NSS NEWS October, 1957
On October 20, a party of five from Pittsburgh went to Hellhole. The group consisted of an experienced (?) leader and four novices. The first person down the entrance drop, a girl who had been in a cave once before and had rappelled once before, found the rope to be 10 feet short of the bottom. The leader went down on another rope alongside hers. His rope was 40 feet short of the bottom, but he was able to talk with her from his position on the second rope. (It is difficult to shout any but the simplest of phrases up and down the drop.) The eventual solution to the girl's dilemma was for her to jump the remaining distance to the floor. (The floor consists of reasonably flat gravel underneath the entrance.) She made her jump with no injury. The leader then tried to transfer an ascender, which he was using for a safety, and himself, to the first rope. In attempting to switch, he fell from his rope. There were no knots tied in the end of either rope. He suffered a badly fractured ankle with splintering of the bones.

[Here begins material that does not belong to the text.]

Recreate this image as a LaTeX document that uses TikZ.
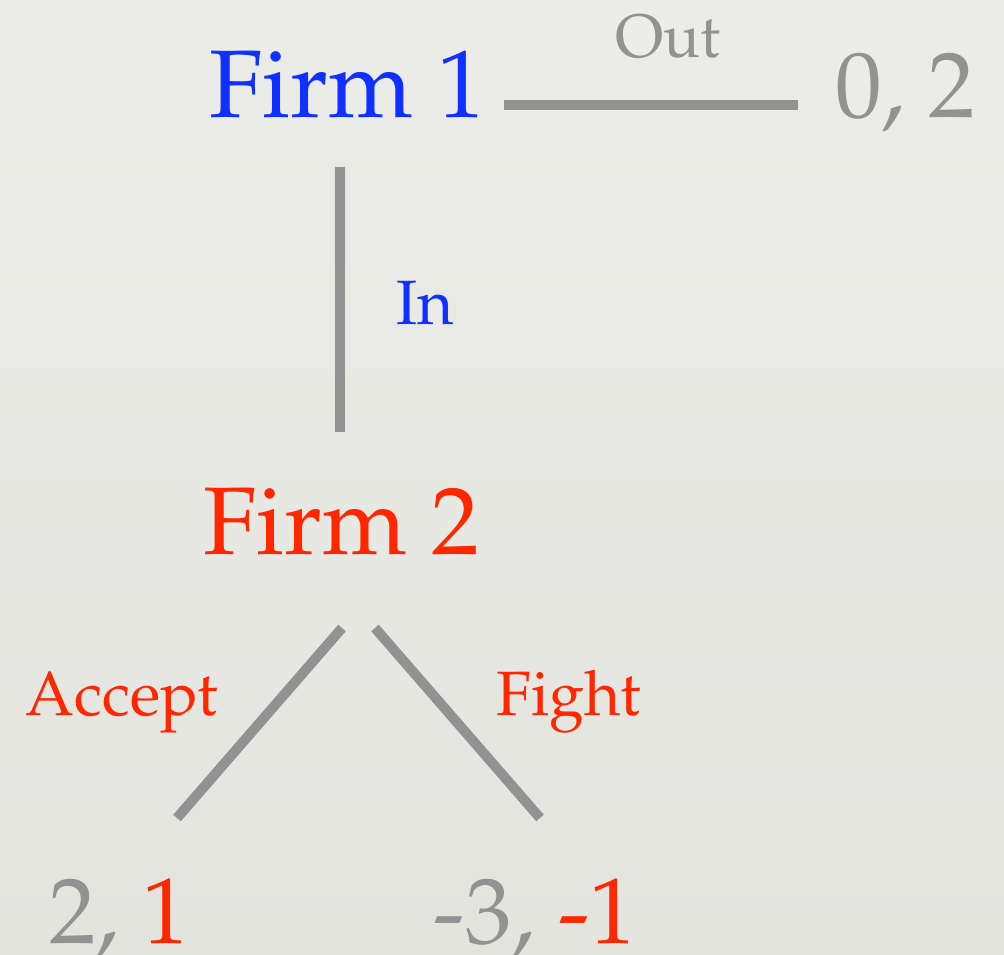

Members of the party went to a nearby climbing shop for help. There they got a Stokes litter (which the Forest Service provides for climbing accidents) and a rescue team consisting of seven climbers who happened to be available. A rope was rigged for hauling, using a sling to keep a pulley (or carabiner?) over the entrance in a conventional manner. Two people, one rescuer and one of the original party, went down to secure the victim in the litter. The pulling was done with a Land Rover that was driven into the field next to the entrance. Some difficulty was experienced with the litter catching on small projections, but it always freed itself as more force was applied. There were not enough people to haul efficiently with only manpower. --AMERICAN CAVING ACCIDENTS, 1974.